Conservation group WWF said Tuesday overfishing would wipe out the breeding population of Atlantic bluefin tuna within three years and it was "inexcusable" to allow fishing when stocks were collapsing.
Europe's two-month season opens at midnight for the six EU states fishing in Mediterranean and east Atlantic waters: Cyprus, France, Greece, Italy, Malta and Spain.
Last year, the European Commission banned bluefin tuna trawling after countries quickly filled their allotted quotas. The EU executive also accused France and Italy, the two nations most involved, of quota-busting and under-reporting catches.
This year, the Commission says it is determined to ensure the EU's overall catch quota for 2009, agreed in international negotiations, is not exceeded.
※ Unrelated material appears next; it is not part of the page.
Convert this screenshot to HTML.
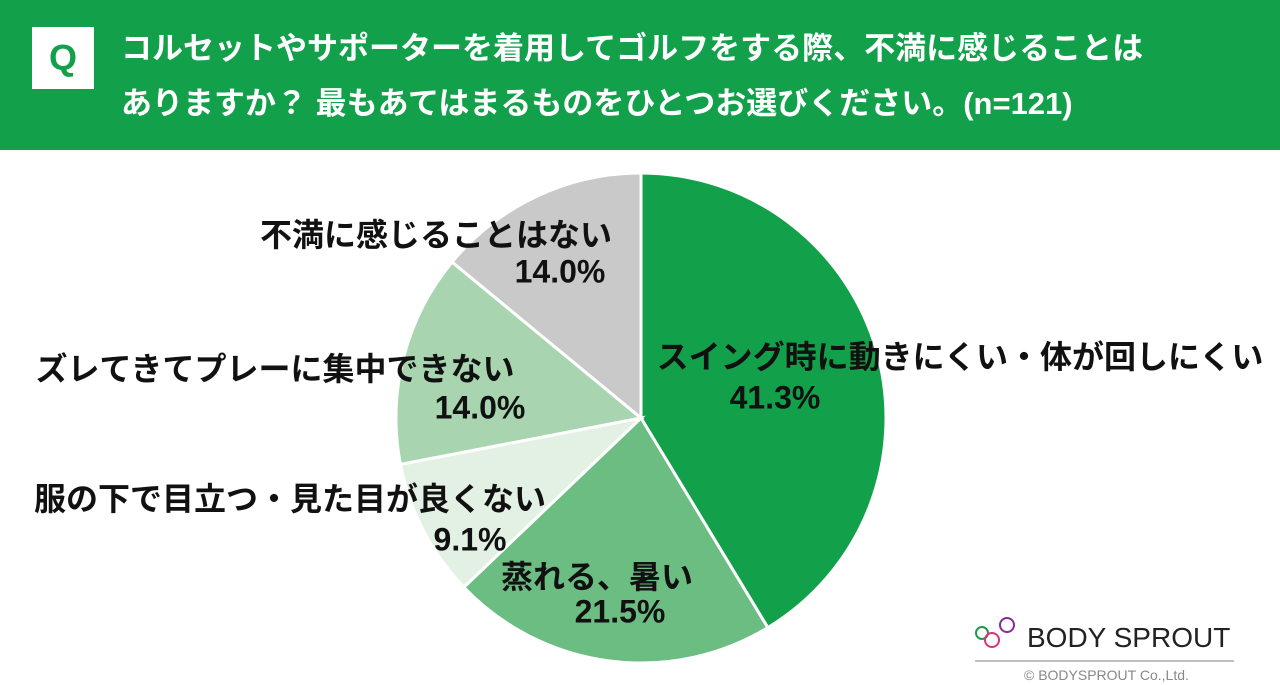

France and Italy have agreed to reduce fleet numbers, it says. "Stocks are considered to be in a critical situation," one Commission official said. "The fishing season will be closed on June 15, it will have reduced quotas and increased inspections.
"We have to limit the scope for those operators who want to avoid the rules."
This year, the EU will increase surveillance using aircraft, high seas and coastal patrol vessels as well as port inspection teams to check bluefin tuna landings, the official said.
Industrial vessels that use a "purse seine" net, which floats the top of a long wall of netting on the surface while its bottom is weighted under the water, are the main problem.
France and Italy have pledged to reduce numbers of bluefin purse seine trawlers by more than 20 percent and nearly 30 percent respectively this fishing season, the Commission says.
Some 85 percent of the fish are caught in June, and commission experts say the EU's fishing capacity is so large and bluefin trawling activity so concentrated in one month that the EU quota can be exhausted in just two days of fishing.
"Economic concerns suggest that there will be problems," the official said. "But we will be able to avoid overfishing if everyone respects the rules. The forecasts for this year are much more optimistic than for 2007/08."
Bluefin tuna are known for their huge size, power and speed, with maximum weights recorded in excess of 600 kg.